What you should do :: Set down word for word each line from the start of the listing through the line that contains "const tickDays = [0, 30, 60, 90, 120];", both included.

Data section ::
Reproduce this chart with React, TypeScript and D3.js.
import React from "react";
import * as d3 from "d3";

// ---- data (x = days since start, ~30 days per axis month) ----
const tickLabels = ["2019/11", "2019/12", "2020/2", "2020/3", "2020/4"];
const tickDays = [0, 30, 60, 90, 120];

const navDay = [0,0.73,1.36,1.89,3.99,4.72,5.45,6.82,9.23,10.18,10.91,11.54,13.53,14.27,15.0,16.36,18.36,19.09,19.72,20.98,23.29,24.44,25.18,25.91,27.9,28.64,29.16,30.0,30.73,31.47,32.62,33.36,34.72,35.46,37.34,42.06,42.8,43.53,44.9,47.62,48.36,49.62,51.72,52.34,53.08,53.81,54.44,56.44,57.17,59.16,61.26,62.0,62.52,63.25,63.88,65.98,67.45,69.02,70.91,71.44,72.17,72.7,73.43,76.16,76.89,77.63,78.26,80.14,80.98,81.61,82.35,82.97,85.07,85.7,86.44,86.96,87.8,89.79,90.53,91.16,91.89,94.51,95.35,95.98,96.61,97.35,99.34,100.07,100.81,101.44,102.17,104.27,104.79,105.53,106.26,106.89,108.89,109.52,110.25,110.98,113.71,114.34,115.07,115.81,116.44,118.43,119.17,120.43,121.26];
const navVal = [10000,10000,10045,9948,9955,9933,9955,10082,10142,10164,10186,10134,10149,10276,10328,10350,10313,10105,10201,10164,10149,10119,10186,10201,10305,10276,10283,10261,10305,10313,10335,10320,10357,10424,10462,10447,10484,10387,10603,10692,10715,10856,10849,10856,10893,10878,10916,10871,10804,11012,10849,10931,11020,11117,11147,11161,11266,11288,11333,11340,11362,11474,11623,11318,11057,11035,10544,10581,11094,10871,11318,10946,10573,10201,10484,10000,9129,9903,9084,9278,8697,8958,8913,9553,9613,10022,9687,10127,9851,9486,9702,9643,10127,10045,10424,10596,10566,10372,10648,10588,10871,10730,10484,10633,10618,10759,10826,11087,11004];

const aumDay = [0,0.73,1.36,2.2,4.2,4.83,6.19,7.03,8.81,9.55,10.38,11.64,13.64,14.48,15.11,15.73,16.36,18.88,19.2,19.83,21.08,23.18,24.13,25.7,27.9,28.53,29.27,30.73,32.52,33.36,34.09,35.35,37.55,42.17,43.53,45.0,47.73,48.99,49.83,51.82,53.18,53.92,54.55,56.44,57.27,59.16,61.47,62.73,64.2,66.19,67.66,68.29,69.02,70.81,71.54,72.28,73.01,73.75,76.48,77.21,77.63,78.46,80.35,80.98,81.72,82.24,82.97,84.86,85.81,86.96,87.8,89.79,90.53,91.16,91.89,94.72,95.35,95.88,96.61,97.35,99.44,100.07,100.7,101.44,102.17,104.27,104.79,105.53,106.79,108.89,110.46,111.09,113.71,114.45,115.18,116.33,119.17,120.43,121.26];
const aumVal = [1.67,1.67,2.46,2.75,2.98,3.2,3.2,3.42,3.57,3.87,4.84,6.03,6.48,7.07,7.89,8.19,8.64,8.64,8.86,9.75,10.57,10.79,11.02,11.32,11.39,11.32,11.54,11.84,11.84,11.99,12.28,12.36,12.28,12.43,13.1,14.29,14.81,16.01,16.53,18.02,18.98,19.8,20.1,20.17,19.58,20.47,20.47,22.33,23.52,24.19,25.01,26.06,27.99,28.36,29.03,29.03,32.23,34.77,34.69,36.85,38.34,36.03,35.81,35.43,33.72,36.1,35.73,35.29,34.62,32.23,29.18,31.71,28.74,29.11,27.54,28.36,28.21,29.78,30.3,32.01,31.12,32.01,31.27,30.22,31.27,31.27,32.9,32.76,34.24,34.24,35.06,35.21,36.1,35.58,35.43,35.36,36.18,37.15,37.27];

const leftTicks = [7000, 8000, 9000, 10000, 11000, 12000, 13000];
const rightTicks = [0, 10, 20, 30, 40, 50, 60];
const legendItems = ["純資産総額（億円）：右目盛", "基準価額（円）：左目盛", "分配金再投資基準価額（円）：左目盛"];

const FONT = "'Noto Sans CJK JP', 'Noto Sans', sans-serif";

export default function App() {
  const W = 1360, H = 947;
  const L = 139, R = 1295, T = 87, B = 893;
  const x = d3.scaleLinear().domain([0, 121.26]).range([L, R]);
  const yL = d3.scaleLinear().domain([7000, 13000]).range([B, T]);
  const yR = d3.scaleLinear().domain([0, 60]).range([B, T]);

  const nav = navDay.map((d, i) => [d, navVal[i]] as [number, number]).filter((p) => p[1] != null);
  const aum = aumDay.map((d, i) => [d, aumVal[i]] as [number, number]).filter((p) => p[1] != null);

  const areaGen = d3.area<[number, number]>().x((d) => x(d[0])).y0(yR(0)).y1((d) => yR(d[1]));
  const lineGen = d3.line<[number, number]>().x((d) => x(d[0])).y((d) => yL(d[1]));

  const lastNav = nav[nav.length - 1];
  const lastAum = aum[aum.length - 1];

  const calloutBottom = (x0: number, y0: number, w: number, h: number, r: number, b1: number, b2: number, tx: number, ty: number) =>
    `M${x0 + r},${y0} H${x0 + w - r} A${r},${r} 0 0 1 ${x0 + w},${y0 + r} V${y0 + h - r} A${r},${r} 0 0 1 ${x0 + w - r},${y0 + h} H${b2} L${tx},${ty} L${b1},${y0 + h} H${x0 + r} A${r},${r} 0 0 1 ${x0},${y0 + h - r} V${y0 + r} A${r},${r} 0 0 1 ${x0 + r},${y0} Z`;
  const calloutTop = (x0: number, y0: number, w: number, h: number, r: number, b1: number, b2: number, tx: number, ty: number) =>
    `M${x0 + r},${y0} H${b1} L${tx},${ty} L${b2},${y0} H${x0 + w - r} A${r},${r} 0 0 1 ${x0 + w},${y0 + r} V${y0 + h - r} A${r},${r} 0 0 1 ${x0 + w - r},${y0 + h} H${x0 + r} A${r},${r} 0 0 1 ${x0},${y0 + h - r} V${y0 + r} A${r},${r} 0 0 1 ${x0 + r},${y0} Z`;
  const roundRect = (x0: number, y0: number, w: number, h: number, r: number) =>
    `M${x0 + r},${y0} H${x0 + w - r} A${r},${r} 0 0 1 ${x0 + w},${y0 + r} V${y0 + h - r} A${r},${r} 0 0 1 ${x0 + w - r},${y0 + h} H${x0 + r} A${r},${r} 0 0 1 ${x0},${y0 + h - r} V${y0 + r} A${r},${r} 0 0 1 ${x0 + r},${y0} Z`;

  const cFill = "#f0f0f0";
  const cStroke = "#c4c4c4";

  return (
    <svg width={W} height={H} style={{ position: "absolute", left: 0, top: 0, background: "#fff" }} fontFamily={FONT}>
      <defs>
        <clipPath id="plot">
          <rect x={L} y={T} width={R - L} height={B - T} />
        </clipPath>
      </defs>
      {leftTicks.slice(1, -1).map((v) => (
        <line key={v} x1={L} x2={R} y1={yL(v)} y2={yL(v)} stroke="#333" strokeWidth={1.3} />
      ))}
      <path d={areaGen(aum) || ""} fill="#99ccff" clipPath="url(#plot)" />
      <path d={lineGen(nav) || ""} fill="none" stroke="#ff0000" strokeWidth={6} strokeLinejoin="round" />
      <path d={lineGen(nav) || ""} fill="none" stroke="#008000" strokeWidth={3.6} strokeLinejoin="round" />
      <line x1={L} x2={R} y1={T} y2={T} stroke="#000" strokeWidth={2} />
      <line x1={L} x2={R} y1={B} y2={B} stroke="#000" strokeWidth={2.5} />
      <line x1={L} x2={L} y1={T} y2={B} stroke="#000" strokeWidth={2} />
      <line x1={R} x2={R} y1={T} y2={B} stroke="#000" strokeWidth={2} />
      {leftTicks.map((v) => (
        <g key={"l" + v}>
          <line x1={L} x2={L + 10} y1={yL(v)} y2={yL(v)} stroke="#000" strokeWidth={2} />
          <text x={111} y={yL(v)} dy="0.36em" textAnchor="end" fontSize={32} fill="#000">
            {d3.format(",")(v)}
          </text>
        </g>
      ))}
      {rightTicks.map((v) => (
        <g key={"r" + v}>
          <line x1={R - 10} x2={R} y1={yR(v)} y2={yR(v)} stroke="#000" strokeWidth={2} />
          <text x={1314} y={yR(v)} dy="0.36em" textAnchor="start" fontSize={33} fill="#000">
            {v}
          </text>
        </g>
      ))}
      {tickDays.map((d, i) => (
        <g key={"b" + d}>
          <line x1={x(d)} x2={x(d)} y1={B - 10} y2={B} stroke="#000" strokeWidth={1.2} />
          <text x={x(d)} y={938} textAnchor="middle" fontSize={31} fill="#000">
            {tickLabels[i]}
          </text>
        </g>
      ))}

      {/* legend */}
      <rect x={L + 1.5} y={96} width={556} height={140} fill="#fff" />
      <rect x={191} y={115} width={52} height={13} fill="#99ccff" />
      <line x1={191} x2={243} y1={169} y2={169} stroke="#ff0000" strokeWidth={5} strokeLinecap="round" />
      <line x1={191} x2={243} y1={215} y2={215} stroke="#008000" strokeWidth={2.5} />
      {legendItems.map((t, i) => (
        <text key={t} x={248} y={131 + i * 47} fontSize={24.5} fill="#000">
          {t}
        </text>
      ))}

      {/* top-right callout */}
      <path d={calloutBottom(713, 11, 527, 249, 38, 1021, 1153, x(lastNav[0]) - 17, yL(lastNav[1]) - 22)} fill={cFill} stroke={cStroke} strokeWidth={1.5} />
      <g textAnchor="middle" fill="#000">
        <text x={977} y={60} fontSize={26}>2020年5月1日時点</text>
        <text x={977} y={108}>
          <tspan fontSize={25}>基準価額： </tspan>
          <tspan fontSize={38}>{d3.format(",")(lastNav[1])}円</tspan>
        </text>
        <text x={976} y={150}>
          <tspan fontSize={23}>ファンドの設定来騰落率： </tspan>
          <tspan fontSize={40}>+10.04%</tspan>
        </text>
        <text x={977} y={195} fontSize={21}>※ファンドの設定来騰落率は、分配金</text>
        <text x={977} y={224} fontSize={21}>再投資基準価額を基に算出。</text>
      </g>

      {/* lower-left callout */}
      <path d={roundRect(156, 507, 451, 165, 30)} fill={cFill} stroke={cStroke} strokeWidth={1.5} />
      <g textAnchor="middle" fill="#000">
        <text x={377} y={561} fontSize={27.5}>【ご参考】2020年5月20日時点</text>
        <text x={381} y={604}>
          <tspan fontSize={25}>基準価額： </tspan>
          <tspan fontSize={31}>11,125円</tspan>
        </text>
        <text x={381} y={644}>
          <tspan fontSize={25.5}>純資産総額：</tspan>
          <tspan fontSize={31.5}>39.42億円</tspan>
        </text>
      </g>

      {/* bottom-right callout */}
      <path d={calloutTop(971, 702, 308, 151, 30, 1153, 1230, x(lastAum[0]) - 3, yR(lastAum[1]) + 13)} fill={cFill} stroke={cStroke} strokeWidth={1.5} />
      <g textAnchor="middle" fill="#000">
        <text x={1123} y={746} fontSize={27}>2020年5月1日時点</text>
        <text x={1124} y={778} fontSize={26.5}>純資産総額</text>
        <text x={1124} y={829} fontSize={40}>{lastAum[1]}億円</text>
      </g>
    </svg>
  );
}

Solution for this problem ::
Reproduce this chart with React, TypeScript and D3.js.
import React from "react";
import * as d3 from "d3";

// ---- data (x = days since start, ~30 days per axis month) ----
const tickLabels = ["2019/11", "2019/12", "2020/2", "2020/3", "2020/4"];
const tickDays = [0, 30, 60, 90, 120];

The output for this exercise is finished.